## PROBLEM
The records that follow are to be repeated exactly, with the pictures removed.

Charts and diagrams as code
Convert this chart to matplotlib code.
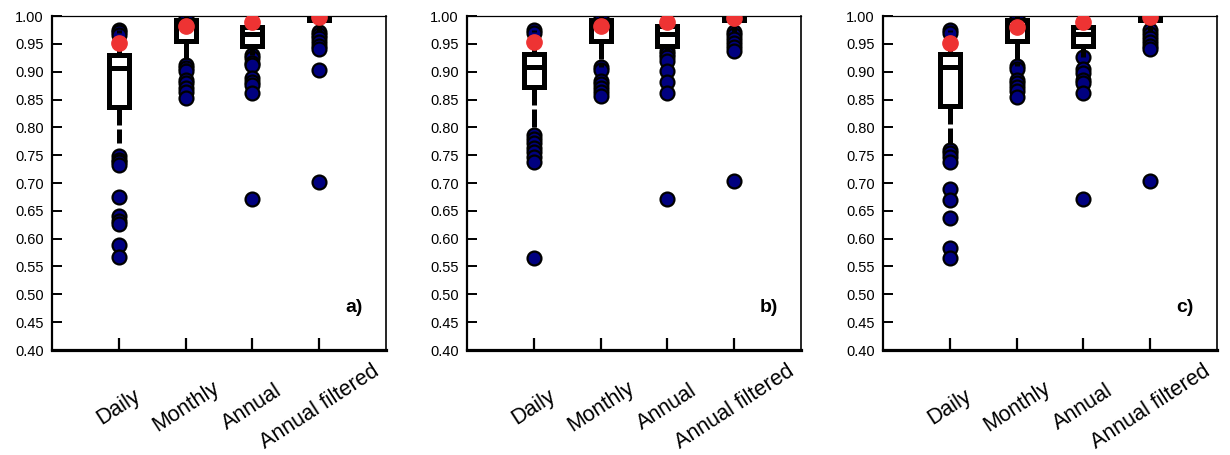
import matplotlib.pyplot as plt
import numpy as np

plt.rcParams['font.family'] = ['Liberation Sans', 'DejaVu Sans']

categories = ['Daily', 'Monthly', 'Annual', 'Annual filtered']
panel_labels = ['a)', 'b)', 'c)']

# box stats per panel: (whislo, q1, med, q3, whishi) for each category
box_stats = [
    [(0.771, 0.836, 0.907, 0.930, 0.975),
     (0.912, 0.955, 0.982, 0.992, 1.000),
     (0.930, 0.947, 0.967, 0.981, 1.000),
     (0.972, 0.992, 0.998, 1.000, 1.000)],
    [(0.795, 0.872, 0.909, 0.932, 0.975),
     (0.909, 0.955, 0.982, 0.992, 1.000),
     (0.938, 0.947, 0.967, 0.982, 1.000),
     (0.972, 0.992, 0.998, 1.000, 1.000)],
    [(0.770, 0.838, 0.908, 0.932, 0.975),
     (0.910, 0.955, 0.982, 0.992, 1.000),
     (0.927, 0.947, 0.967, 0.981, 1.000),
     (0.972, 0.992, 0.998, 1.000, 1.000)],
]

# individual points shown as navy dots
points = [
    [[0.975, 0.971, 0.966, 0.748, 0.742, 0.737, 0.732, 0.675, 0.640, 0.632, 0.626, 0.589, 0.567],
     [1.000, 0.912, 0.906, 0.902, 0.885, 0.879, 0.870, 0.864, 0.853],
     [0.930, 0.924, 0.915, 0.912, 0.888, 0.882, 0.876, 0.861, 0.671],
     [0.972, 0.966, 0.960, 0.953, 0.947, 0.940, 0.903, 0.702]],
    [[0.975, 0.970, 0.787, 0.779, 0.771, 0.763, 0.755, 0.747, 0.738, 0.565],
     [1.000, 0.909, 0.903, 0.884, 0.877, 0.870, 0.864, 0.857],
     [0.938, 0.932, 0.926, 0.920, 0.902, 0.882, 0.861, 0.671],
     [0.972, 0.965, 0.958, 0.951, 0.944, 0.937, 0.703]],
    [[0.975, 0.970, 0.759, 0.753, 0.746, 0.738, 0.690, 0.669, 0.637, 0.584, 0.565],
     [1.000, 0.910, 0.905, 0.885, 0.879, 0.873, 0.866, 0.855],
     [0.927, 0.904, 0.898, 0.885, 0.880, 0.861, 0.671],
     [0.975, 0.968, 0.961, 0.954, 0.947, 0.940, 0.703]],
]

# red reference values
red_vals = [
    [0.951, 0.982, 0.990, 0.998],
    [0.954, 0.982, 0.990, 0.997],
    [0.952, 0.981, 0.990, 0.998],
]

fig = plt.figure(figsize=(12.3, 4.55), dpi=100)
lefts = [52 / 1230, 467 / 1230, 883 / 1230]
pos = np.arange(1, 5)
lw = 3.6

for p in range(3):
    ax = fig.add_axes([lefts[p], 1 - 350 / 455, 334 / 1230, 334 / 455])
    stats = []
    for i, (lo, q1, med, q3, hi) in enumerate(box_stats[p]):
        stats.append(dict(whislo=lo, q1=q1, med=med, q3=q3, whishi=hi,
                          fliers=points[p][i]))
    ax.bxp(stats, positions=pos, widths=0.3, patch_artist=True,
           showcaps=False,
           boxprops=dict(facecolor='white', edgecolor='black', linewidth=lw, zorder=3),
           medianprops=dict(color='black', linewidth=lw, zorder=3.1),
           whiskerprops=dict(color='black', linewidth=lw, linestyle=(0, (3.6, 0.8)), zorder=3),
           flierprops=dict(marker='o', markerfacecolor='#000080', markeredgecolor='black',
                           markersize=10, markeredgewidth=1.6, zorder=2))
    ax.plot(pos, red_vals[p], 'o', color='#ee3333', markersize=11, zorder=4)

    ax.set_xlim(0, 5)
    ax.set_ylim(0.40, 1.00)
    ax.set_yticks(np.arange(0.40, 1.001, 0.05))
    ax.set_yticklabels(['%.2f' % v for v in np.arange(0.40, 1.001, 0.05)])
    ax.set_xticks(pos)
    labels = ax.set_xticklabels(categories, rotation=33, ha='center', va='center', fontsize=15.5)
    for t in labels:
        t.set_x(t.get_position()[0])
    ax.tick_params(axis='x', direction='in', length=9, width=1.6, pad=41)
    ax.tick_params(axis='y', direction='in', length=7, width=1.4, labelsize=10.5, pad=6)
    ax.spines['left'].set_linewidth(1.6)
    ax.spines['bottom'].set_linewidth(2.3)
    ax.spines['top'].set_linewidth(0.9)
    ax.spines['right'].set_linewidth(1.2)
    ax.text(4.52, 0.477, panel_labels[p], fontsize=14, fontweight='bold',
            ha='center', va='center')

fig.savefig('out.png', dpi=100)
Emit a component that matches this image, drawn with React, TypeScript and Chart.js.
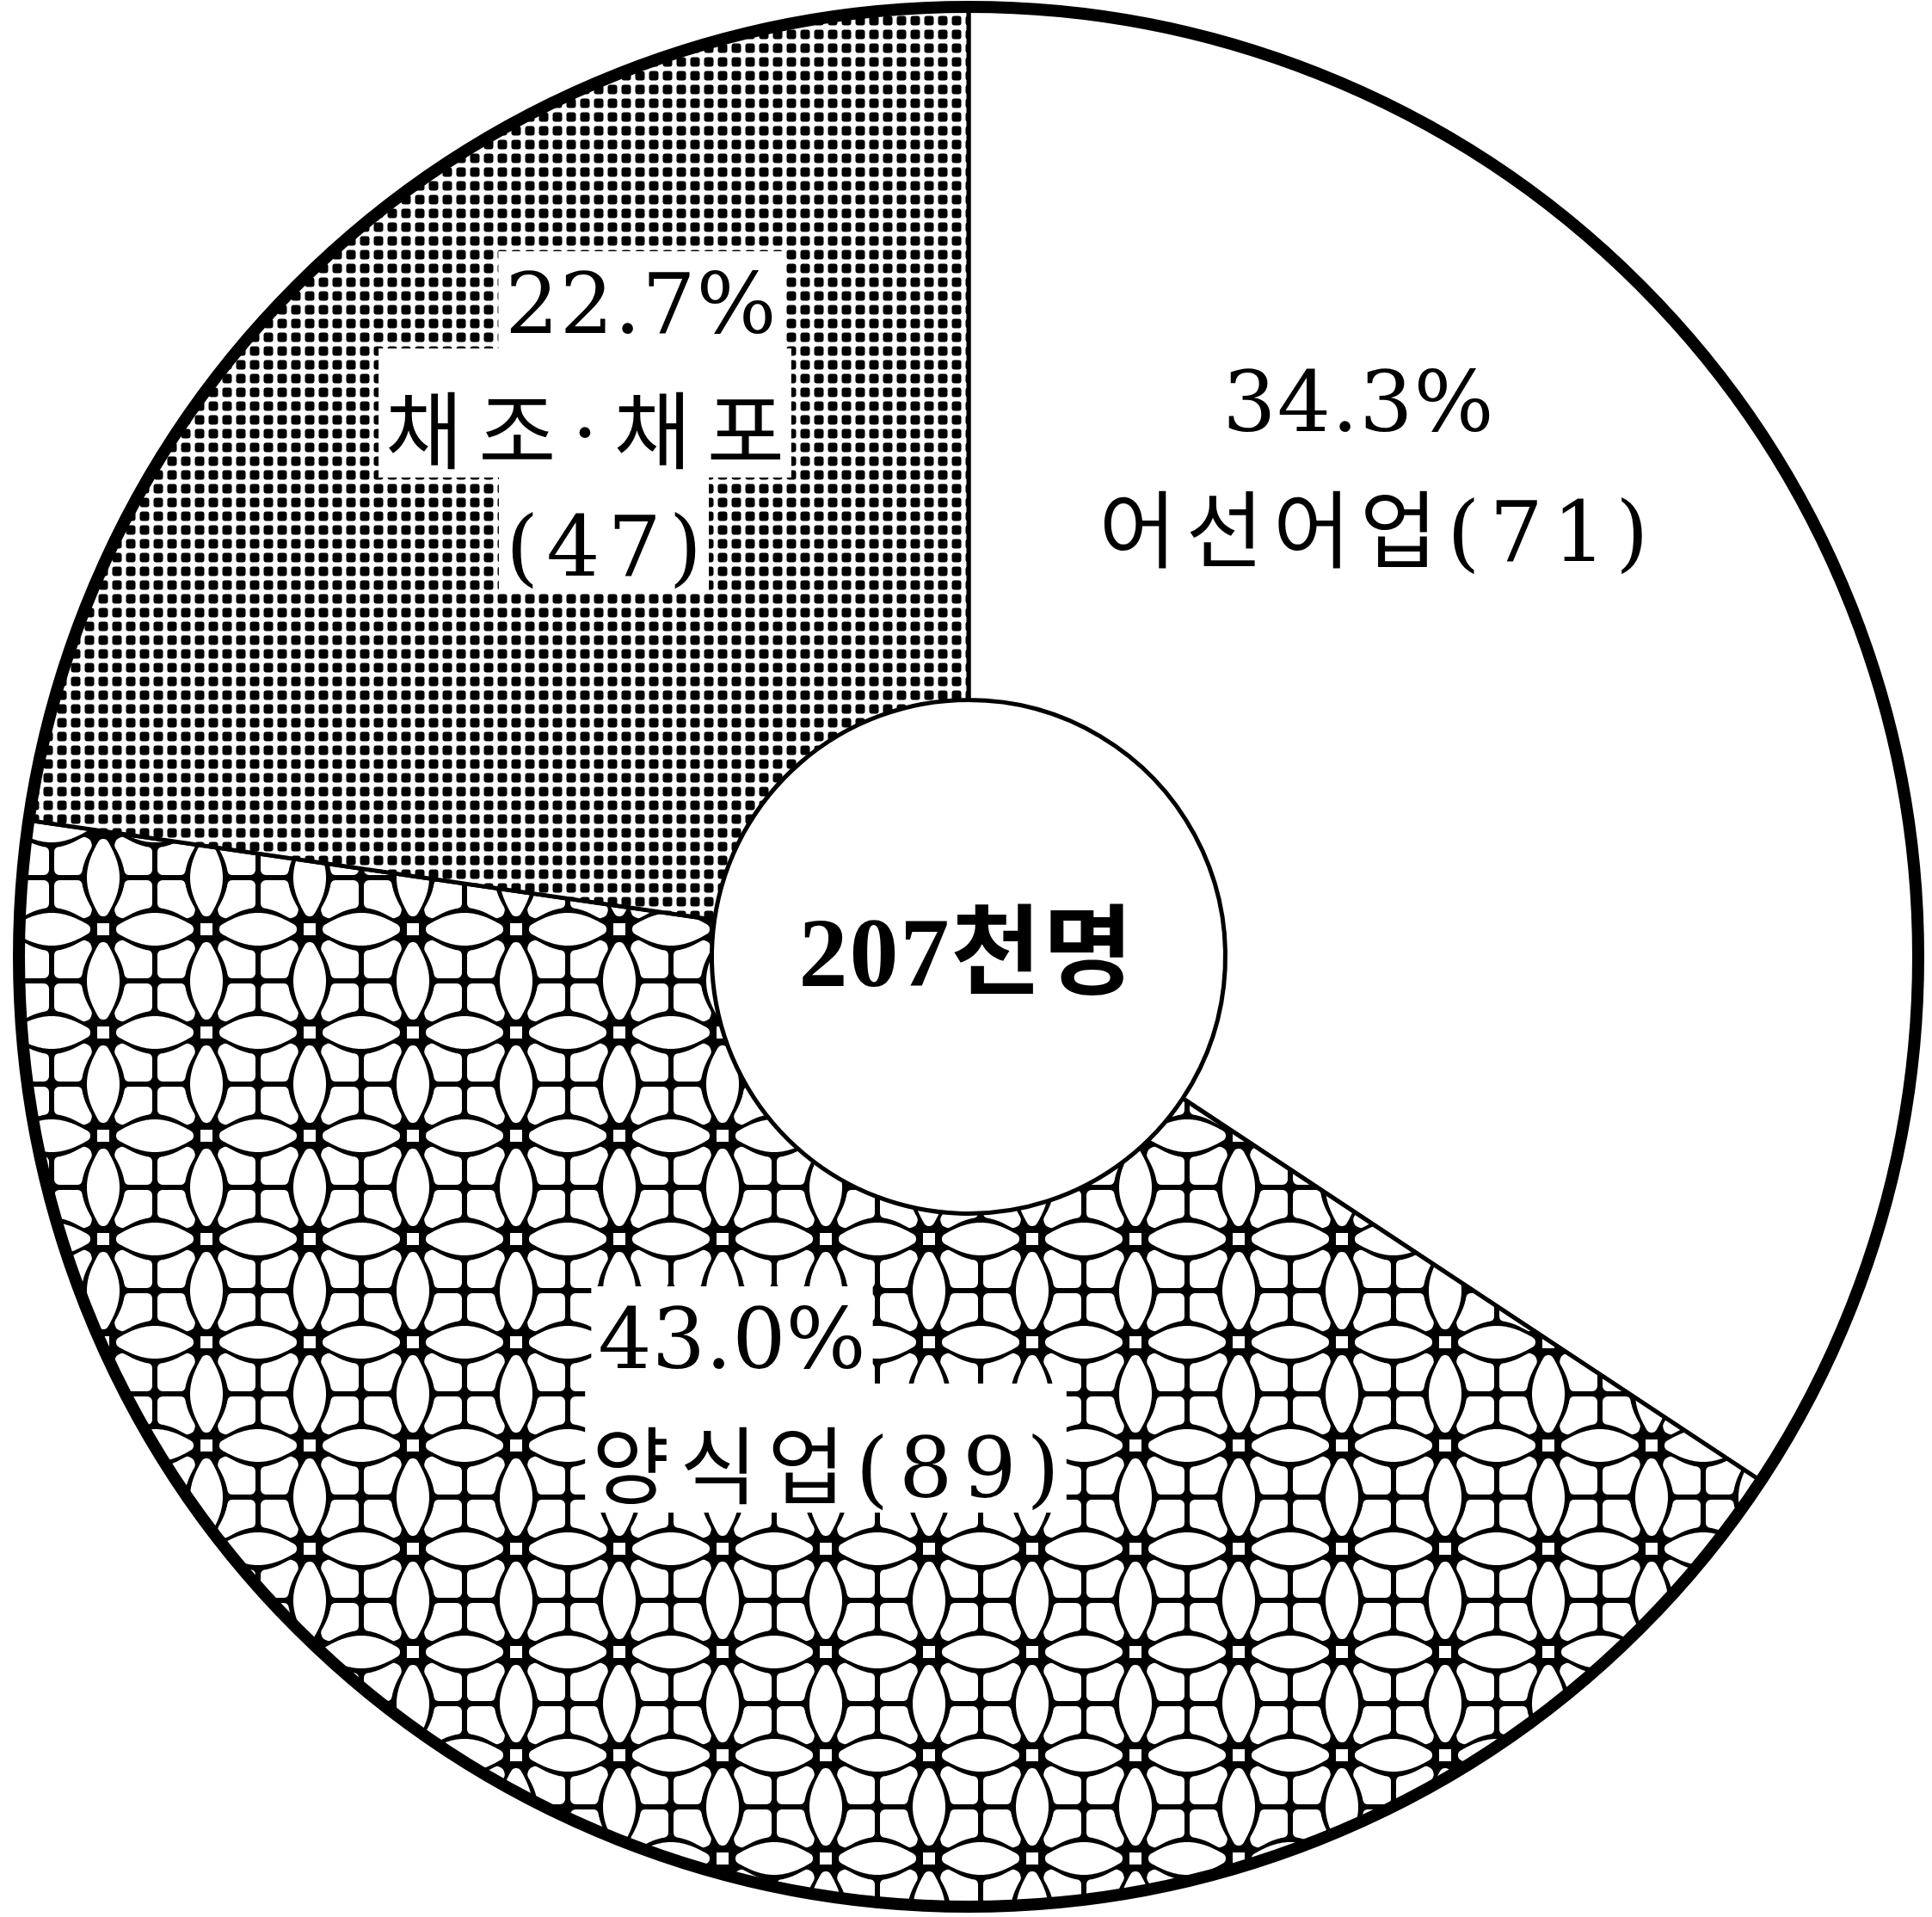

## RESPONSE
Convert this chart to matplotlib code.
import matplotlib.pyplot as plt
import numpy as np

plt.rcParams['font.family'] = ['Liberation Sans', 'DejaVu Sans']

categories = ['Daily', 'Monthly', 'Annual', 'Annual filtered']
panel_labels = ['a)', 'b)', 'c)']

# box stats per panel: (whislo, q1, med, q3, whishi) for each category
box_stats = [
    [(0.771, 0.836, 0.907, 0.930, 0.975),
     (0.912, 0.955, 0.982, 0.992, 1.000),
     (0.930, 0.947, 0.967, 0.981, 1.000),
     (0.972, 0.992, 0.998, 1.000, 1.000)],
    [(0.795, 0.872, 0.909, 0.932, 0.975),
     (0.909, 0.955, 0.982, 0.992, 1.000),
     (0.938, 0.947, 0.967, 0.982, 1.000),
     (0.972, 0.992, 0.998, 1.000, 1.000)],
    [(0.770, 0.838, 0.908, 0.932, 0.975),
     (0.910, 0.955, 0.982, 0.992, 1.000),
     (0.927, 0.947, 0.967, 0.981, 1.000),
     (0.972, 0.992, 0.998, 1.000, 1.000)],
]

# individual points shown as navy dots
points = [
    [[0.975, 0.971, 0.966, 0.748, 0.742, 0.737, 0.732, 0.675, 0.640, 0.632, 0.626, 0.589, 0.567],
     [1.000, 0.912, 0.906, 0.902, 0.885, 0.879, 0.870, 0.864, 0.853],
     [0.930, 0.924, 0.915, 0.912, 0.888, 0.882, 0.876, 0.861, 0.671],
     [0.972, 0.966, 0.960, 0.953, 0.947, 0.940, 0.903, 0.702]],
    [[0.975, 0.970, 0.787, 0.779, 0.771, 0.763, 0.755, 0.747, 0.738, 0.565],
     [1.000, 0.909, 0.903, 0.884, 0.877, 0.870, 0.864, 0.857],
     [0.938, 0.932, 0.926, 0.920, 0.902, 0.882, 0.861, 0.671],
     [0.972, 0.965, 0.958, 0.951, 0.944, 0.937, 0.703]],
    [[0.975, 0.970, 0.759, 0.753, 0.746, 0.738, 0.690, 0.669, 0.637, 0.584, 0.565],
     [1.000, 0.910, 0.905, 0.885, 0.879, 0.873, 0.866, 0.855],
     [0.927, 0.904, 0.898, 0.885, 0.880, 0.861, 0.671],
     [0.975, 0.968, 0.961, 0.954, 0.947, 0.940, 0.703]],
]

# red reference values
red_vals = [
    [0.951, 0.982, 0.990, 0.998],
    [0.954, 0.982, 0.990, 0.997],
    [0.952, 0.981, 0.990, 0.998],
]

fig = plt.figure(figsize=(12.3, 4.55), dpi=100)
lefts = [52 / 1230, 467 / 1230, 883 / 1230]
pos = np.arange(1, 5)
lw = 3.6

for p in range(3):
    ax = fig.add_axes([lefts[p], 1 - 350 / 455, 334 / 1230, 334 / 455])
    stats = []
    for i, (lo, q1, med, q3, hi) in enumerate(box_stats[p]):
        stats.append(dict(whislo=lo, q1=q1, med=med, q3=q3, whishi=hi,
                          fliers=points[p][i]))
    ax.bxp(stats, positions=pos, widths=0.3, patch_artist=True,
           showcaps=False,
           boxprops=dict(facecolor='white', edgecolor='black', linewidth=lw, zorder=3),
           medianprops=dict(color='black', linewidth=lw, zorder=3.1),
           whiskerprops=dict(color='black', linewidth=lw, linestyle=(0, (3.6, 0.8)), zorder=3),
           flierprops=dict(marker='o', markerfacecolor='#000080', markeredgecolor='black',
                           markersize=10, markeredgewidth=1.6, zorder=2))
    ax.plot(pos, red_vals[p], 'o', color='#ee3333', markersize=11, zorder=4)

    ax.set_xlim(0, 5)
    ax.set_ylim(0.40, 1.00)
    ax.set_yticks(np.arange(0.40, 1.001, 0.05))
    ax.set_yticklabels(['%.2f' % v for v in np.arange(0.40, 1.001, 0.05)])
    ax.set_xticks(pos)
    labels = ax.set_xticklabels(categories, rotation=33, ha='center', va='center', fontsize=15.5)
    for t in labels:
        t.set_x(t.get_position()[0])
    ax.tick_params(axis='x', direction='in', length=9, width=1.6, pad=41)
    ax.tick_params(axis='y', direction='in', length=7, width=1.4, labelsize=10.5, pad=6)
    ax.spines['left'].set_linewidth(1.6)
    ax.spines['bottom'].set_linewidth(2.3)
    ax.spines['top'].set_linewidth(0.9)
    ax.spines['right'].set_linewidth(1.2)
    ax.text(4.52, 0.477, panel_labels[p], fontsize=14, fontweight='bold',
            ha='center', va='center')

fig.savefig('out.png', dpi=100)
Emit a component that matches this image, drawn with React, TypeScript and Chart.js.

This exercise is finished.